Récemment l’AJPH a fait parler d’elle avec la campagne DONTPLAYTHEPLAYERS…
Il y a eu quelques critiques, notamment sur le fait que la campagne concernait 20 % des joueurs professionnels, les internationaux. Le fond de la campagne est l’imposition du calendrier par les instances internationales. Il s’agit d’un problème général qui touche tout l’éco-système du handball. Les joueurs n’ont pas réclamé de moins jouer mais ils ont demandé du respect dans les rythmes des compétitions. Il est question de la protection des joueurs et de leur récupération, de la qualité du spectacle proposé. Sans tomber dans la caricature, si on ne régule pas, on s’expose à des dérives telles que le dopage.

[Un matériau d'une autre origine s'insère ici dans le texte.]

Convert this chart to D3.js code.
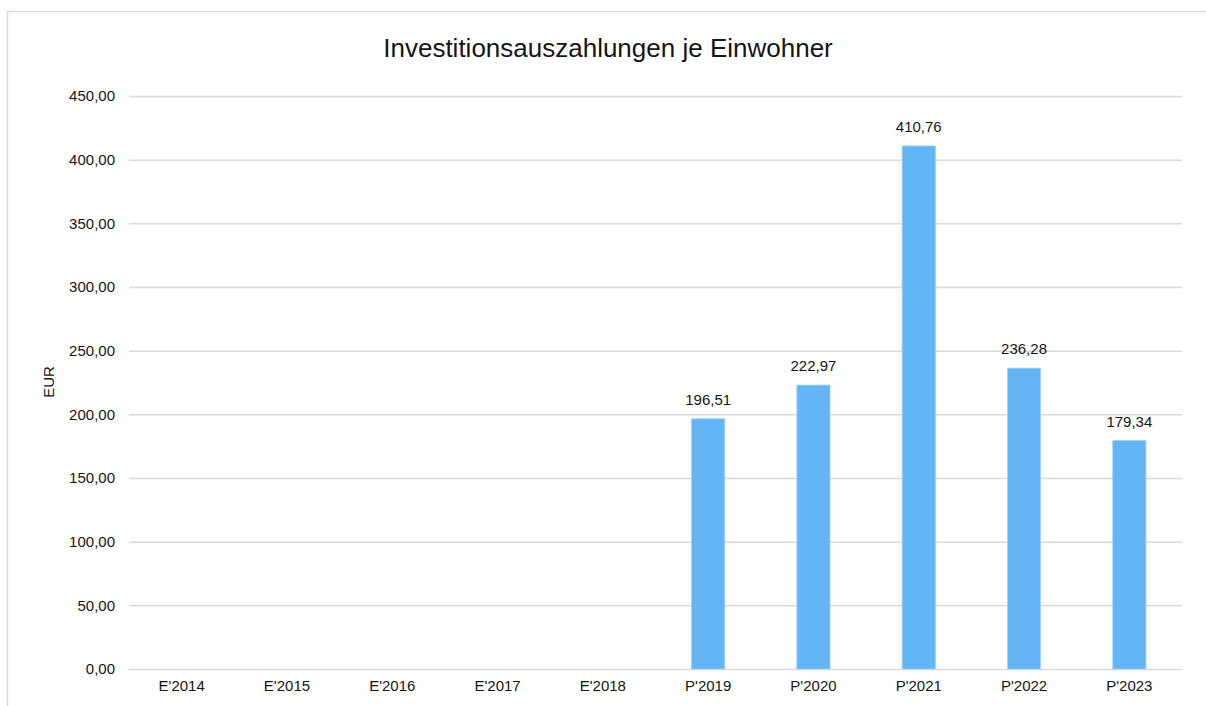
<!DOCTYPE html>
<html><head><meta charset="utf-8">
<script src="https://cdn.jsdelivr.net/npm/d3@7/dist/d3.min.js"></script>
<style>body{margin:0;background:#fff;} svg{display:block;font-family:"Liberation Sans",Arial,sans-serif;}</style>
</head><body>
<svg id="c" width="1206" height="706"></svg>
<script>
const categories = ["E'2014","E'2015","E'2016","E'2017","E'2018","P'2019","P'2020","P'2021","P'2022","P'2023"];
const values = [null,null,null,null,null,196.51,222.97,410.76,236.28,179.34];
const yTicks = [0,50,100,150,200,250,300,350,400,450];
const title = "Investitionsauszahlungen je Einwohner";
const yTitle = "EUR";

(function(){
const svg = d3.select("#c");
const fmt = v => d3.format(".2f")(v).replace(".", ",");
const fs = 15, tc = "#151515";

svg.append("rect").attr("x",7.5).attr("y",11.5).attr("width",1220).attr("height",720)
  .attr("fill","#fff").attr("stroke","#d9d9d9").attr("stroke-width",1.5);

const pl = 129, pr = 1182, pt = 96, pb = 669;
const x = d3.scaleBand().domain(categories).range([pl,pr]).paddingInner(0).paddingOuter(0);
const y = d3.scaleLinear().domain([0,450]).range([pb,pt]);

const yAxis = svg.append("g").attr("transform",`translate(${pl},0)`)
  .call(d3.axisLeft(y).tickValues(yTicks).tickSize(-(pr-pl)).tickPadding(14).tickFormat(fmt));
yAxis.select(".domain").remove();
yAxis.selectAll(".tick line").attr("stroke","#d9d9d9").attr("stroke-width",1.5);
yAxis.selectAll(".tick text").attr("font-size",fs).attr("fill",tc).attr("font-family","Liberation Sans, Arial, sans-serif");

const xAxis = svg.append("g").attr("transform",`translate(0,${pb})`)
  .call(d3.axisBottom(x).tickSize(0).tickPadding(11));
xAxis.select(".domain").remove();
xAxis.selectAll(".tick text").attr("font-size",fs).attr("fill",tc).attr("font-family","Liberation Sans, Arial, sans-serif");

const bw = x.bandwidth()*0.315;
const data = categories.map((c,i)=>({c, v: values[i]})).filter(d=>d.v!=null);
svg.append("g").selectAll("rect").data(data).join("rect")
  .attr("x",d=>x(d.c)+x.bandwidth()/2-bw/2)
  .attr("y",d=>y(d.v))
  .attr("width",bw)
  .attr("height",d=>y(0)-y(d.v))
  .attr("fill","#64b5f6")
  .attr("stroke","#9fd0fa").attr("stroke-width",0.8);

svg.append("g").selectAll("text").data(data).join("text")
  .attr("x",d=>x(d.c)+x.bandwidth()/2)
  .attr("y",d=>y(d.v)-14)
  .attr("text-anchor","middle").attr("font-size",fs).attr("fill",tc)
  .text(d=>fmt(d.v));

svg.append("text").attr("x",608).attr("y",57).attr("text-anchor","middle")
  .attr("font-size",26).attr("fill",tc).text(title);

svg.append("text").attr("transform","translate(54,382) rotate(-90)")
  .attr("text-anchor","middle").attr("font-size",fs).attr("fill",tc).text(yTitle);
})();
</script>
</body></html>
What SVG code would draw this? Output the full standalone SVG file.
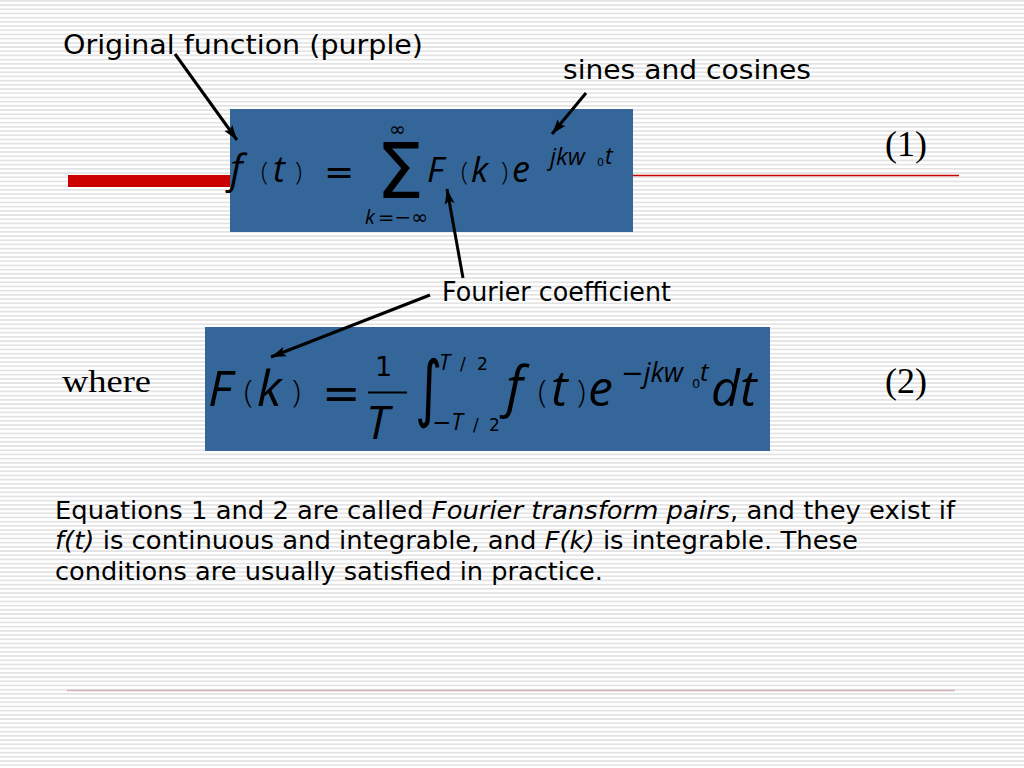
<svg xmlns="http://www.w3.org/2000/svg" width="1024" height="768" viewBox="0 0 1024 768">
<defs>
<pattern id="stripes" width="8" height="4.2" patternUnits="userSpaceOnUse">
<rect x="0" y="0" width="8" height="1.7" fill="#e3e3e3"/>
</pattern>
<marker id="ah" markerUnits="userSpaceOnUse" markerWidth="16" markerHeight="12" refX="15" refY="6" orient="auto">
<path d="M0,1 L15,6 L0,11 L3,6 z" fill="#000"/>
</marker>
<style>
.lbl{font-family:"DejaVu Sans","Noto Sans",sans-serif;font-size:26px;fill:#000}
.para{font-family:"DejaVu Sans","Noto Sans",sans-serif;font-size:25px;fill:#000}
.ser{font-family:"Liberation Serif","Times New Roman",serif;fill:#000}
.mi{font-family:"Open Sans","Noto Sans",sans-serif;font-style:italic;fill:#000}
.mu{font-family:"DejaVu Sans","Noto Sans",sans-serif;fill:#000}
.par{font-family:"Open Sans","Noto Sans",sans-serif;font-weight:300;fill:#000}
.box{fill:#35669a}
.arr{stroke:#000;stroke-width:3;fill:none;marker-end:url(#ah)}
</style>
</defs>
<rect width="1024" height="768" fill="#fff"/>
<rect width="1024" height="768" fill="url(#stripes)"/>
<g id="decor">
<rect x="68" y="175" width="162" height="12" fill="#cc0000"/>
<line x1="630" y1="175.5" x2="959" y2="175.5" stroke="#cc0000" stroke-width="1.5"/>
<line x1="67" y1="690.5" x2="955" y2="690.5" stroke="#d2b2b2" stroke-width="1.5"/>
</g>
<g id="eq1">
<rect class="box" x="230" y="109" width="403" height="123"/>
<text class="mi" x="230" y="183" font-size="40">f</text>
<text class="par" x="261" y="180" font-size="26">(</text>
<text class="mi" x="273" y="182" font-size="36">t</text>
<text class="par" x="295" y="180" font-size="26">)</text>
<text class="mu" x="324" y="184" font-size="36">=</text>
<text class="mu" x="376" y="198" font-size="76">Σ</text>
<text class="mu" x="389" y="136" font-size="20">∞</text>
<text x="365" y="224" font-size="20"><tspan class="mi">k</tspan><tspan class="mu" dx="3">=−∞</tspan></text>
<text class="mi" x="427" y="182" font-size="35">F</text>
<text class="par" x="461" y="180" font-size="26">(</text>
<text class="mi" x="471" y="182" font-size="35">k</text>
<text class="par" x="501" y="180" font-size="26">)</text>
<text class="mi" x="512" y="182" font-size="36">e</text>
<text class="mi" x="550" y="165" font-size="24">jkw</text>
<text class="mu" x="597" y="166" font-size="11">0</text>
<text class="mi" x="605" y="164" font-size="23">t</text>
</g>
<g id="eq2">
<rect class="box" x="205" y="327" width="565" height="124"/>
<text class="mi" x="208" y="406" font-size="50">F</text>
<text class="par" x="244" y="402" font-size="32">(</text>
<text class="mi" x="257" y="406" font-size="50">k</text>
<text class="par" x="292" y="402" font-size="32">)</text>
<text class="mu" x="322" y="409" font-size="46">=</text>
<text class="mu" x="375" y="376" font-size="27">1</text>
<line x1="368" y1="392.5" x2="407" y2="392.5" stroke="#000" stroke-width="2"/>
<text class="mi" x="366" y="439" font-size="46">T</text>
<text class="mu" x="415" y="413" font-size="73" transform="translate(415 413) scale(0.72 1) translate(-415 -413)">∫</text>
<text class="mi" x="439" y="370" font-size="22">T</text>
<text class="mu" x="460" y="370" font-size="17">/</text>
<text class="mu" x="477" y="370" font-size="17">2</text>
<text x="432" y="430" font-size="23"><tspan class="mu">−</tspan><tspan class="mi">T</tspan></text>
<text class="mu" x="473" y="431" font-size="17">/</text>
<text class="mu" x="489" y="431" font-size="17">2</text>
<text class="mi" x="506" y="406" font-size="54">f</text>
<text class="par" x="538" y="402" font-size="32">(</text>
<text class="mi" x="551" y="406" font-size="50">t</text>
<text class="par" x="577" y="402" font-size="32">)</text>
<text class="mi" x="588" y="406" font-size="50">e</text>
<text x="621" y="382" font-size="27"><tspan class="mu">−</tspan><tspan class="mi">jkw</tspan></text>
<text class="mu" x="692" y="388" font-size="13">0</text>
<text class="mi" x="700" y="381" font-size="26">t</text>
<text class="mi" x="711" y="406" font-size="50">dt</text>
</g>
<g id="labels">
<text class="lbl" x="63" y="54" textLength="360" lengthAdjust="spacingAndGlyphs">Original function (purple)</text>
<text class="lbl" x="563" y="79" textLength="248" lengthAdjust="spacingAndGlyphs">sines and cosines</text>
<text class="lbl" x="442" y="301" textLength="229" lengthAdjust="spacingAndGlyphs">Fourier coefficient</text>
<text class="ser" x="62" y="392" font-size="32" textLength="89" lengthAdjust="spacingAndGlyphs">where</text>
<text class="ser" x="885" y="156" font-size="36">(1)</text>
<text class="ser" x="885" y="393" font-size="36">(2)</text>
</g>
<g id="paragraph">
<text class="para" x="55" y="519" textLength="900" lengthAdjust="spacingAndGlyphs">Equations 1 and 2 are called <tspan font-style="italic">Fourier transform pairs</tspan>, and they exist if</text>
<text class="para" x="55" y="549" textLength="803" lengthAdjust="spacingAndGlyphs"><tspan font-style="italic">f(t)</tspan> is continuous and integrable, and <tspan font-style="italic">F(k)</tspan> is integrable. These</text>
<text class="para" x="55" y="580" textLength="548" lengthAdjust="spacingAndGlyphs">conditions are usually satisfied in practice.</text>
</g>
<g id="connectors">
<line class="arr" x1="175" y1="54" x2="237" y2="140"/>
<line class="arr" x1="586" y1="93" x2="552" y2="134"/>
<line class="arr" x1="463" y1="278" x2="447" y2="189"/>
<line class="arr" x1="430" y1="295" x2="271" y2="357"/>
</g>
</svg>
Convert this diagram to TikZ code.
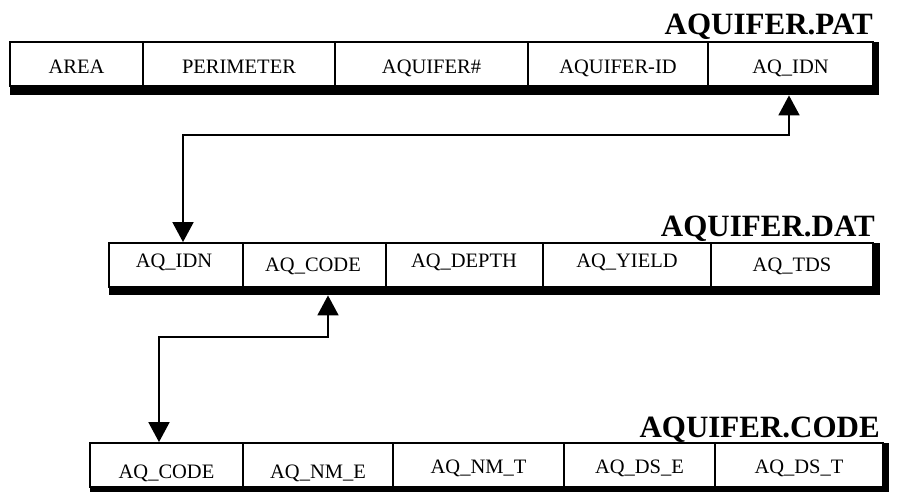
\documentclass[tikz,border=0pt]{standalone}
\usepackage{fontspec}
\setmainfont{Liberation Serif}
\usetikzlibrary{arrows.meta,calc}
\begin{document}
\begin{tikzpicture}[x=1pt,y=-1pt,
  cell/.style={draw, line width=1.8pt, inner sep=0pt, minimum height=44pt},
  lbl/.style={anchor=base, inner sep=0pt, font=\fontsize{20.5}{20.5}\selectfont},
  ttl/.style={anchor=base east, inner sep=0pt, font=\fontsize{31}{31}\selectfont\bfseries},
  band/.style={fill=black, inner sep=0pt, anchor=north west},
  conn/.style={line width=1.8pt, {Triangle[width=21pt,length=20pt]}-{Triangle[width=21pt,length=20pt]}}]
\useasboundingbox (0,0) rectangle (898,491);
% ---------- AQUIFER.PAT ----------
\node[ttl] (tpat) at (873,34) {AQUIFER.PAT};
\node[cell, minimum width=133pt] (pat1) at (76.5,64) {};
\node[cell, minimum width=192pt] (pat2) at (239,64) {};
\node[cell, minimum width=193pt] (pat3) at (431.5,64) {};
\node[cell, minimum width=180pt] (pat4) at (618,64) {};
\node[cell, minimum width=165pt] (pat5) at (790.5,64) {};
\node[band, minimum width=868pt, minimum height=9pt] (patband) at (10,86) {};
\node[band, minimum width=6pt, minimum height=53pt] (patside) at (872.5,42) {};
\node[lbl] (lpat1) at (76.5,73) {AREA};
\node[lbl] (lpat2) at (239,73) {PERIMETER};
\node[lbl] (lpat3) at (431.5,73) {AQUIFER\#};
\node[lbl] (lpat4) at (618,73) {AQUIFER-ID};
\node[lbl] (lpat5) at (790.5,73) {AQ\_IDN};
% ---------- AQUIFER.DAT ----------
\node[ttl] (tdat) at (875,236) {AQUIFER.DAT};
\node[cell, minimum width=134pt] (dat1) at (176,265) {};
\node[cell, minimum width=143pt] (dat2) at (314.5,265) {};
\node[cell, minimum width=157pt] (dat3) at (464.5,265) {};
\node[cell, minimum width=168pt] (dat4) at (627,265) {};
\node[cell, minimum width=162pt] (dat5) at (792,265) {};
\node[band, minimum width=771pt, minimum height=8pt] (datband) at (109,287) {};
\node[band, minimum width=7pt, minimum height=52pt] (datside) at (873,243) {};
\node[lbl] (ldat1) at (174,267) {AQ\_IDN};
\node[lbl] (ldat2) at (313,271) {AQ\_CODE};
\node[lbl] (ldat3) at (464,267) {AQ\_DEPTH};
\node[lbl] (ldat4) at (627,267) {AQ\_YIELD};
\node[lbl] (ldat5) at (792,271) {AQ\_TDS};
% ---------- AQUIFER.CODE ----------
\node[ttl] (tcode) at (880,437) {AQUIFER.CODE};
\node[cell, minimum width=153pt] (code1) at (166.5,465) {};
\node[cell, minimum width=150pt] (code2) at (318,465) {};
\node[cell, minimum width=171pt] (code3) at (478.5,465) {};
\node[cell, minimum width=151pt] (code4) at (639.5,465) {};
\node[cell, minimum width=168pt] (code5) at (799,465) {};
\node[band, minimum width=798pt, minimum height=6pt] (codeband) at (90,487) {};
\node[band, minimum width=6pt, minimum height=50pt] (codeside) at (883,443) {};
\node[lbl] (lcode1) at (166.5,478) {AQ\_CODE};
\node[lbl] (lcode2) at (318,478) {AQ\_NM\_E};
\node[lbl] (lcode3) at (478.5,473) {AQ\_NM\_T};
\node[lbl] (lcode4) at (639.5,473) {AQ\_DS\_E};
\node[lbl] (lcode5) at (799,473) {AQ\_DS\_T};
% ---------- connectors ----------
\coordinate (b1) at (789,135);
\coordinate (b2) at (183,135);
\draw[conn] (b1 |- patband.south) -- (b1) -- (b2) -- (b2 |- dat1.north);
\coordinate (c1) at (328,337);
\coordinate (c2) at (159,337);
\draw[conn] (c1 |- datband.south) -- (c1) -- (c2) -- (c2 |- code1.north);
\end{tikzpicture}
\end{document}
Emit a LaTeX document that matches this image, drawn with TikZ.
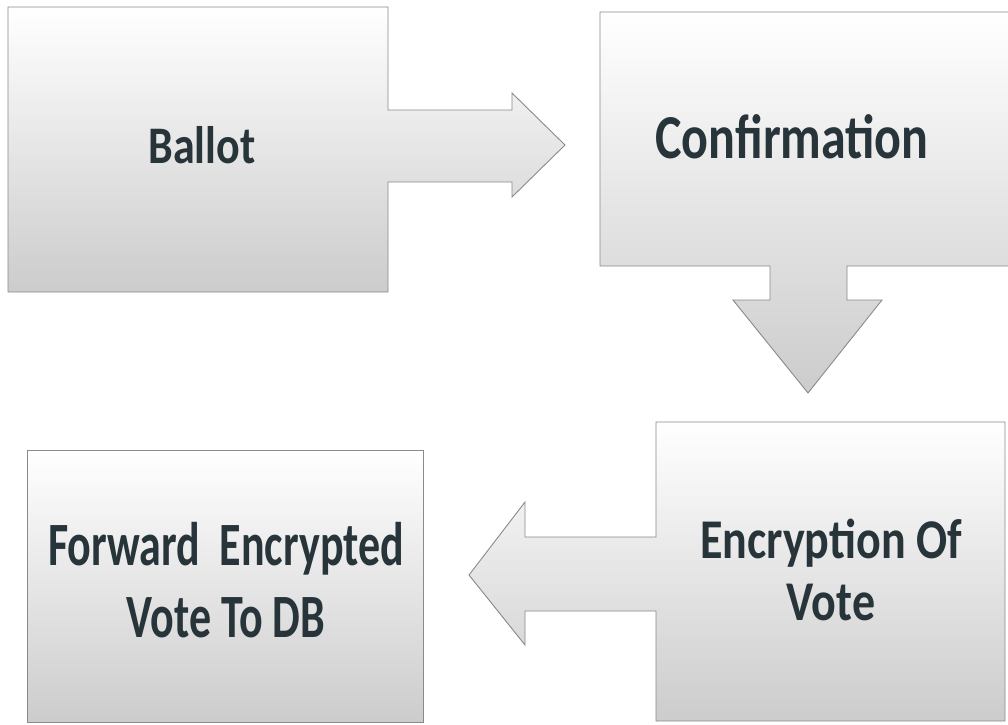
\documentclass[tikz,border=0pt]{standalone}
\usepackage{fontspec}
\setmainfont{Carlito}
\definecolor{ink}{HTML}{27343A}
\definecolor{edge}{HTML}{8A8A8A}
\tikzset{
  stage/.style={draw=edge, line width=0.9pt, line join=miter,
    top color=white, bottom color=black!20},
  lbl/.style={text=ink, inner sep=0pt, font=\bfseries}
}
\newcommand{\tallstack}[3]{\scalebox{1}[#1]{\fontsize{#2}{#2}\selectfont\begin{tabular}{@{}c@{}}#3\end{tabular}}}
\begin{document}
\begin{tikzpicture}[x=1pt,y=-1pt]
  \useasboundingbox (0,0) rectangle (1008,724);
  \fill[white] (0,0) rectangle (1008,724);
  \begin{scope}
    \clip (0,0) rectangle (1008,724);

    % Ballot box with its arrow to the right
    \coordinate (b1) at (8,7);
    \coordinate (b2) at (388,292);
    \draw[stage] (b1) -- (b2 |- b1) -- (388,110) -- (512,110) -- (512,93)
      -- (565,145) -- (512,197) -- (512,182) -- (388,182) -- (b2)
      -- (b1 |- b2) -- cycle;

    % Confirmation box with its arrow downwards
    \coordinate (c1) at (600,12);
    \coordinate (c2) at (1014,266);
    \draw[stage] (c1) -- (c2 |- c1) -- (c2) -- (847,266) -- (847,300)
      -- (882,300) -- (808,393) -- (733,300) -- (770,300) -- (770,266)
      -- (c1 |- c2) -- cycle;

    % Encryption box with its arrow to the left
    \coordinate (e1) at (656,422);
    \coordinate (e2) at (1005,721);
    \draw[stage] (e1) -- (e2 |- e1) -- (e2) -- (e1 |- e2) -- (656,611)
      -- (525,611) -- (525,645) -- (469,575) -- (525,502) -- (525,537)
      -- (656,537) -- cycle;

    % Final box
    \coordinate (f1) at (27,450);
    \coordinate (f2) at (423,722);
    \draw[stage] (f1) rectangle (f2);
  \end{scope}

  \node[lbl] (ballot) at (202,153) {\tallstack{1.2}{44}{Ballot}};
  \node[lbl] (confirm) at (792,146) {\tallstack{1.25}{50}{Confirmation}};
  \node[lbl] (encrypt) at (831,578) {\tallstack{1.22}{46}{Encryption Of\\[5pt]Vote}};
  \node[lbl] (forward) at (226,589) {\tallstack{1.4}{44}{Forward\ \ Encrypted\\[7pt]Vote To DB}};
\end{tikzpicture}
\end{document}
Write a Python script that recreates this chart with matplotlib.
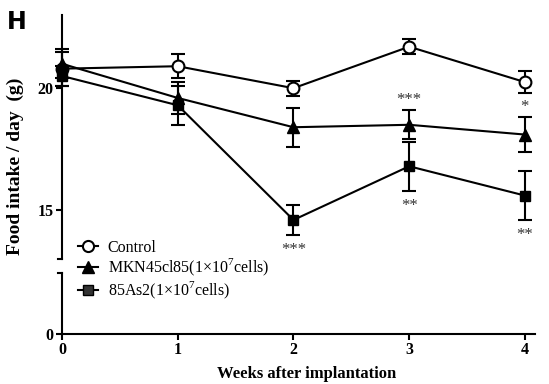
import matplotlib
matplotlib.use("Agg")
import matplotlib.pyplot as plt
from matplotlib.lines import Line2D

weeks = [0, 1, 2, 3, 4]
control = [20.8, 20.9, 20.0, 21.7, 20.25]
control_err = [0.7, 0.5, 0.3, 0.3, 0.45]
mkn = [21.0, 19.6, 18.4, 18.5, 18.1]
mkn_err = [0.6, 0.65, 0.8, 0.6, 0.7]
as2 = [20.5, 19.3, 14.6, 16.8, 15.6]
as2_err = [0.4, 0.8, 0.6, 1.0, 1.0]
labels = ["Control", "MKN45cl85(1×10$^{7}$cells)", "85As2(1×10$^{7}$cells)"]
star_x = [2, 3, 3, 4, 4]
star_y = [14.6, 18.5, 16.8, 18.1, 15.6]
star_err = [0.6, 0.6, 1.0, 0.7, 1.0]
star_txt = ["***", "***", "**", "*", "**"]
star_pos = ["below", "above", "below", "above", "below"]

plt.rcParams['font.family'] = ['Liberation Serif', 'DejaVu Serif']
plt.rcParams['mathtext.fontset'] = 'custom'
plt.rcParams['mathtext.rm'] = 'Liberation Serif'

fig = plt.figure(figsize=(5.49, 3.84), dpi=100)
L, W = 0.113, 0.862
ax = fig.add_axes([L, 0.3255, W, 0.6355])
ax2 = fig.add_axes([L, 0.130, W, 0.159])

xmax = 4.09
for a in (ax, ax2):
    a.set_xlim(0, xmax)
    a.patch.set_visible(False)
    a.spines['top'].set_visible(False)
    a.spines['right'].set_visible(False)
    a.spines['left'].set_linewidth(1.5)
    a.spines['bottom'].set_linewidth(1.5)
    a.tick_params(width=1.5, length=4, labelsize=11.5, direction='out', pad=2)

ax.set_ylim(13, 23)
ax.set_yticks([15, 20])
ax.spines['bottom'].set_visible(False)
ax.set_xticks([])
ax2.set_ylim(0, 2.5)
ax2.set_yticks([0])
ax2.set_xticks(weeks)
for a in (ax, ax2):
    for t in a.get_xticklabels() + a.get_yticklabels():
        t.set_fontweight('bold')

kw = dict(color='black', lw=1.5, capsize=5, capthick=1.5, elinewidth=1.5, clip_on=False)
ax.errorbar(weeks, control, yerr=control_err, marker='o', mfc='white', mec='black',
            mew=1.5, ms=8.5, zorder=3, **kw)
ax.errorbar(weeks, mkn, yerr=mkn_err, marker='^', mfc='black', mec='black',
            ms=9, zorder=4, **kw)
ax.errorbar(weeks, as2, yerr=as2_err, marker='s', mfc='black', mec='black',
            ms=7.5, zorder=4, **kw)
for x, y, e, s, pos in zip(star_x, star_y, star_err, star_txt, star_pos):
    if pos == "below":
        ax.text(x, y - e - 0.3, s, ha='center', va='top', fontsize=12, color='#333333')
    else:
        ax.text(x, y + e + 0.1, s, ha='center', va='bottom', fontsize=12, color='#333333')

handles = [
    Line2D([], [], color='black', lw=1.5, marker='o', mfc='white', mec='black', mew=1.5, ms=8),
    Line2D([], [], color='black', lw=1.5, marker='^', mfc='black', mec='black', ms=8.5),
    Line2D([], [], color='black', lw=1.5, marker='s', mfc='#333333', mec='black', ms=7),
]
fig.legend(handles=handles, labels=labels, loc='center left', bbox_to_anchor=(0.142, 0.296),
           frameon=False, fontsize=11.5, handlelength=1.25, labelspacing=0.08,
           handletextpad=0.6, borderaxespad=0, borderpad=0)

ax.set_ylabel("Food intake / day  (g)", fontsize=14, fontweight='bold')
ax.yaxis.set_label_coords(-0.08, 0.38)
ax2.set_xlabel("Weeks after implantation", fontsize=12, fontweight='bold', labelpad=3)
ax2.xaxis.set_label_coords(0.516, -0.52)

# break caps
ax.plot([-0.035, 0.0], [13, 13], color='black', lw=1.5, clip_on=False)
ax2.plot([-0.035, 0.0], [2.5, 2.5], color='black', lw=1.5, clip_on=False)

fig.text(0.012, 0.925, "H", fontsize=17, fontweight='bold', family='DejaVu Sans')

fig.savefig("out.png", dpi=100)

Au-delà des postures tenues par chacun, c’est un combat collectif à mener, dans l’intérêt du handball.
Comment imagines-tu l’AJPH évoluer à moyen terme, à l’échéance de 2024 par exemple ?
Que notre représentation auprès des joueuses et joueurs professionnels soit proche des 100 % ! Aussi, en matière de structuration, si l’AJPH pouvait d’appuyer sur une équipe de cinq salariés, cela permettrait d’atteindre nos objectifs, notamment en matière d’éducation et devenir une mini UNFP (Union Nationale du Football Professionnel). Surtout, préserver nos valeurs qui contribuent à rendre notre discipline performante.
Quels sont les prochains rendez-vous de l’AJPH ?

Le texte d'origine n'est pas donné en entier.